Alpaca incident
High DB connection usage creating intermittent API failure
Alpaca experienced a critical incident on October 7, 2025 affecting Account API and Transfers and 1 more component, lasting 13h 52m. The incident has been resolved; the full update timeline is below.
Affected components
Update timeline
- investigating Oct 07, 2025, 11:05 PM UTC
We are seeing high DB usage causing the API to fail. We are checking internally.
- investigating Oct 07, 2025, 11:20 PM UTC
We are still working on identifying the underlying cause of DB connections
- investigating Oct 07, 2025, 11:22 PM UTC
We are continuing to investigate this issue.
- investigating Oct 07, 2025, 11:26 PM UTC
We are restarting the DB and API calls are expected to fail.
- investigating Oct 07, 2025, 11:42 PM UTC
Team is still working on the recovery.
- investigating Oct 07, 2025, 11:54 PM UTC
Database is restarted and team is monitoring it
- investigating Oct 08, 2025, 12:27 AM UTC
After restarting, the database connections are under control. We are monitoring the system.
- investigating Oct 08, 2025, 01:07 AM UTC
We are seeing spike in connections again. Teams are actively working on it
- investigating Oct 08, 2025, 01:28 AM UTC
System is working as expected. We are monitoring the performance
- monitoring Oct 08, 2025, 01:37 AM UTC
We will continue to monitor the system and take appropriate the action.
- monitoring Oct 08, 2025, 01:37 AM UTC
We are continuing to monitor for any further issues.
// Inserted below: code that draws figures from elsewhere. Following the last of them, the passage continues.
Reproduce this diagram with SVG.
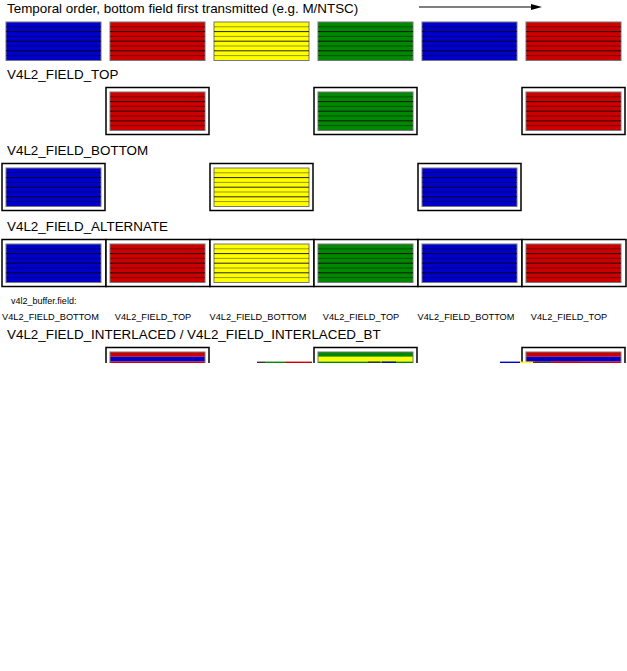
<svg xmlns="http://www.w3.org/2000/svg" width="627" height="671" viewBox="0 0 627 671">
<style>
text{font-family:"Liberation Sans",Arial,Helvetica,sans-serif;fill:#000}
.t{font-size:13.4px}
.s{font-size:9.2px}
.s2{font-size:9px}
.frame{fill:#fff;stroke:#000;stroke-width:1.5}
.f{stroke:#777;stroke-width:1}
.b{fill:#0000cc}.r{fill:#cc0000}.y{fill:#ffff00}.g{fill:#008800}
.l1{stroke:#000;stroke-opacity:.85;stroke-width:1}
.l2{stroke:#000;stroke-opacity:.4;stroke-width:1}
.conn{stroke:#000;stroke-width:1.2;fill:none}
</style>
<defs>
<g id="ln">
<line class="l2" x1="0" y1="4.8" x2="95" y2="4.8"/>
<line class="l1" x1="0" y1="9.6" x2="95" y2="9.6"/>
<line class="l2" x1="0" y1="14.4" x2="95" y2="14.4"/>
<line class="l1" x1="0" y1="19.2" x2="95" y2="19.2"/>
<line class="l2" x1="0" y1="24" x2="95" y2="24"/>
<line class="l1" x1="0" y1="28.8" x2="95" y2="28.8"/>
<line class="l2" x1="0" y1="33.6" x2="95" y2="33.6"/>
</g>
<marker id="ah" markerUnits="userSpaceOnUse" markerWidth="11" markerHeight="6" refX="0" refY="3" orient="auto">
<path d="M0,0 L11,3 L0,6 z" fill="#000"/>
</marker>
<clipPath id="cut"><rect x="0" y="0" width="627" height="363"/></clipPath>
</defs>

<text class="t" x="7" y="13">Temporal order, bottom field first transmitted (e.g. M/NTSC)</text>
<g id="connectors">
<line class="conn" x1="419" y1="7" x2="531" y2="7" marker-end="url(#ah)"/>
</g>

<g id="seq1"><rect class="f b" x="6" y="22" width="95" height="38.5"/><use href="#ln" x="6" y="22"/></g>
<g id="seq2"><rect class="f r" x="110" y="22" width="95" height="38.5"/><use href="#ln" x="110" y="22"/></g>
<g id="seq3"><rect class="f y" x="214" y="22" width="95" height="38.5"/><use href="#ln" x="214" y="22"/></g>
<g id="seq4"><rect class="f g" x="318" y="22" width="95" height="38.5"/><use href="#ln" x="318" y="22"/></g>
<g id="seq5"><rect class="f b" x="422" y="22" width="95" height="38.5"/><use href="#ln" x="422" y="22"/></g>
<g id="seq6"><rect class="f r" x="526" y="22" width="95" height="38.5"/><use href="#ln" x="526" y="22"/></g>

<text class="t" x="7" y="79">V4L2_FIELD_TOP</text>
<g id="top1"><rect class="frame" x="106" y="87.5" width="103" height="47"/><rect class="f r" x="110" y="92" width="95" height="38.5"/><use href="#ln" x="110" y="92"/></g>
<g id="top2"><rect class="frame" x="314" y="87.5" width="103" height="47"/><rect class="f g" x="318" y="92" width="95" height="38.5"/><use href="#ln" x="318" y="92"/></g>
<g id="top3"><rect class="frame" x="522" y="87.5" width="103" height="47"/><rect class="f r" x="526" y="92" width="95" height="38.5"/><use href="#ln" x="526" y="92"/></g>

<text class="t" x="7" y="155">V4L2_FIELD_BOTTOM</text>
<g id="bot1"><rect class="frame" x="2" y="163.5" width="103" height="47"/><rect class="f b" x="6" y="168" width="95" height="38.5"/><use href="#ln" x="6" y="168"/></g>
<g id="bot2"><rect class="frame" x="210" y="163.5" width="103" height="47"/><rect class="f y" x="214" y="168" width="95" height="38.5"/><use href="#ln" x="214" y="168"/></g>
<g id="bot3"><rect class="frame" x="418" y="163.5" width="103" height="47"/><rect class="f b" x="422" y="168" width="95" height="38.5"/><use href="#ln" x="422" y="168"/></g>

<text class="t" x="7" y="231">V4L2_FIELD_ALTERNATE</text>
<g id="alt1"><rect class="frame" x="2" y="239.5" width="104" height="47"/><rect class="f b" x="6" y="244" width="95" height="38.5"/><use href="#ln" x="6" y="244"/></g>
<g id="alt2"><rect class="frame" x="106" y="239.5" width="104" height="47"/><rect class="f r" x="110" y="244" width="95" height="38.5"/><use href="#ln" x="110" y="244"/></g>
<g id="alt3"><rect class="frame" x="210" y="239.5" width="104" height="47"/><rect class="f y" x="214" y="244" width="95" height="38.5"/><use href="#ln" x="214" y="244"/></g>
<g id="alt4"><rect class="frame" x="314" y="239.5" width="104" height="47"/><rect class="f g" x="318" y="244" width="95" height="38.5"/><use href="#ln" x="318" y="244"/></g>
<g id="alt5"><rect class="frame" x="418" y="239.5" width="104" height="47"/><rect class="f b" x="422" y="244" width="95" height="38.5"/><use href="#ln" x="422" y="244"/></g>
<g id="alt6"><rect class="frame" x="522" y="239.5" width="104" height="47"/><rect class="f r" x="526" y="244" width="95" height="38.5"/><use href="#ln" x="526" y="244"/></g>

<text class="s2" x="11" y="304">v4l2_buffer.field:</text>
<g text-anchor="middle">
<text class="s" x="50.5" y="320">V4L2_FIELD_BOTTOM</text>
<text class="s" x="153" y="320">V4L2_FIELD_TOP</text>
<text class="s" x="258" y="320">V4L2_FIELD_BOTTOM</text>
<text class="s" x="361" y="320">V4L2_FIELD_TOP</text>
<text class="s" x="466" y="320">V4L2_FIELD_BOTTOM</text>
<text class="s" x="569" y="320">V4L2_FIELD_TOP</text>
</g>

<text class="t" x="7" y="339">V4L2_FIELD_INTERLACED / V4L2_FIELD_INTERLACED_BT</text>
<g clip-path="url(#cut)">
<g id="int1"><rect class="frame" x="106" y="347.5" width="103" height="47"/><rect class="r" x="110" y="352" width="95" height="4.8"/><rect class="b" x="110" y="356.8" width="95" height="4.8"/><rect class="r" x="110" y="361.6" width="95" height="4.8"/><rect x="110" y="352" width="95" height="40" fill="none" stroke="#777" stroke-width="1"/></g>
<g id="int2"><rect class="frame" x="314" y="347.5" width="103" height="47"/><rect class="g" x="318" y="352" width="95" height="4.8"/><rect class="y" x="318" y="356.8" width="95" height="4.8"/><rect class="g" x="318" y="361.6" width="95" height="4.8"/><rect x="318" y="352" width="95" height="40" fill="none" stroke="#777" stroke-width="1"/></g>
<g id="int3"><rect class="frame" x="522" y="347.5" width="103" height="47"/><rect class="r" x="526" y="352" width="95" height="4.8"/><rect class="b" x="526" y="356.8" width="95" height="4.8"/><rect class="r" x="526" y="361.6" width="95" height="4.8"/><rect x="526" y="352" width="95" height="40" fill="none" stroke="#777" stroke-width="1"/></g>
<g stroke-width="1.6">
<line x1="257" y1="362.4" x2="265" y2="362.4" stroke="#333"/>
<line x1="265" y1="362.4" x2="285" y2="362.4" stroke="#008800"/>
<line x1="285" y1="362.4" x2="312" y2="362.4" stroke="#cc0000"/>
<line x1="368" y1="362.4" x2="380" y2="362.4" stroke="#333"/>
<line x1="382" y1="362.4" x2="396" y2="362.4" stroke="#0000cc"/>
<line x1="500" y1="362.4" x2="520" y2="362.4" stroke="#0000cc"/>
<line x1="520" y1="362.4" x2="533" y2="362.4" stroke="#ffff00"/>
<line x1="535" y1="362.4" x2="551" y2="362.4" stroke="#333"/>
<line x1="552" y1="362.4" x2="580" y2="362.4" stroke="#cc0000"/>
</g>
</g>
</svg>
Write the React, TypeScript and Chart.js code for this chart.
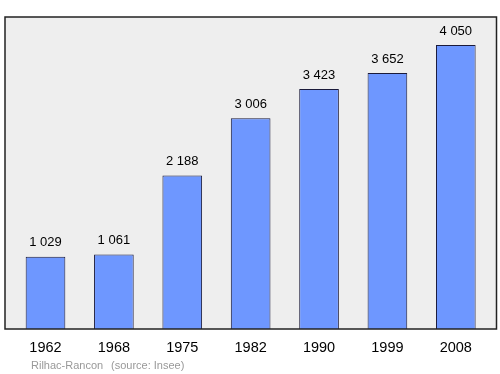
import React, { useEffect, useRef } from "react";
import { Chart, registerables } from "chart.js";
Chart.register(...registerables);

const years = ["1962", "1968", "1975", "1982", "1990", "1999", "2008"];
const population = [1029, 1061, 2188, 3006, 3423, 3652, 4050];
const valueLabels = ["1 029", "1 061", "2 188", "3 006", "3 423", "3 652", "4 050"];
const commune = "Rilhac-Rancon";
const source = "(source: Insee)";

const FONT = '"Liberation Sans", Arial, sans-serif';

const framePlugin = {
  id: "frame",
  beforeDraw(chart: any) {
    const { ctx, chartArea } = chart;
    ctx.save();
    ctx.fillStyle = "#eeeeee";
    const l = chartArea.left - 6.3;
    const r = chartArea.right + 6.5;
    ctx.fillRect(l, chartArea.top, r - l, chartArea.bottom - chartArea.top);
    ctx.restore();
  },
  afterDraw(chart: any) {
    const { ctx, chartArea, scales } = chart;
    const l = chartArea.left - 6.3;
    const r = chartArea.right + 6.5;
    ctx.save();
    ctx.strokeStyle = "#222";
    ctx.lineWidth = 1.5;
    ctx.strokeRect(l, chartArea.top, r - l, chartArea.bottom - chartArea.top);
    const meta = chart.getDatasetMeta(0);
    ctx.fillStyle = "#000";
    ctx.textAlign = "center";
    ctx.textBaseline = "middle";
    ctx.font = `13px ${FONT}`;
    meta.data.forEach((bar: any, i: number) => {
      ctx.fillText(valueLabels[i], bar.x, bar.y - 14);
    });
    ctx.font = `14.5px ${FONT}`;
    years.forEach((y, i) => {
      ctx.fillText(y, scales.x.getPixelForValue(i), chartArea.bottom + 19);
    });
    ctx.fillStyle = "#999";
    ctx.font = `11px ${FONT}`;
    ctx.textAlign = "left";
    ctx.fillText(commune, 31, 366);
    ctx.fillText(source, 111, 366);
    ctx.restore();
  },
};

export default function App() {
  const ref = useRef<HTMLCanvasElement>(null);
  useEffect(() => {
    document.body.style.margin = "0";
    const chart = new Chart(ref.current!, {
      type: "bar",
      data: {
        labels: years,
        datasets: [
          {
            data: population,
            backgroundColor: "#6e97ff",
            borderColor: "#1a1a3a",
            borderWidth: 1,
            barPercentage: 0.58,
            categoryPercentage: 1,
          },
        ],
      },
      options: {
        animation: false,
        responsive: false,
        layout: { padding: { left: 11.3, right: 10, top: 17, bottom: 45 } },
        plugins: { legend: { display: false }, tooltip: { enabled: false } },
        scales: {
          x: { display: false, offset: true },
          y: { display: false, min: 0, max: 4450 },
        },
      },
      plugins: [framePlugin],
    });
    return () => chart.destroy();
  }, []);
  return <canvas ref={ref} width={500} height={374} style={{ display: "block" }} />;
}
- monitoring Oct 08, 2025, 01:45 AM UTC
We have identified and resolved the issue that was affecting our systems. Since implementing the fix, all systems have been operating normally with no recurrence of the problem. We have been closely monitoring our systems over the past hour, and all indicators show stable performance. Our monitoring infrastructure continues to track system health to detect any potential issues early. Our engineering team remains available to respond immediately if any concerns arise.
- resolved Oct 08, 2025, 12:57 PM UTC
This incident has been resolved.
- postmortem Oct 08, 2025, 02:01 PM UTC
High usage of database connections was identified around 6:00 PM ET. The team was able to identify an application process that was creating contention due to a lock wait, which persisted even after the request timed out. Both the application and the database were restarted to recover. The issue persisted intermittently but eventually resolved.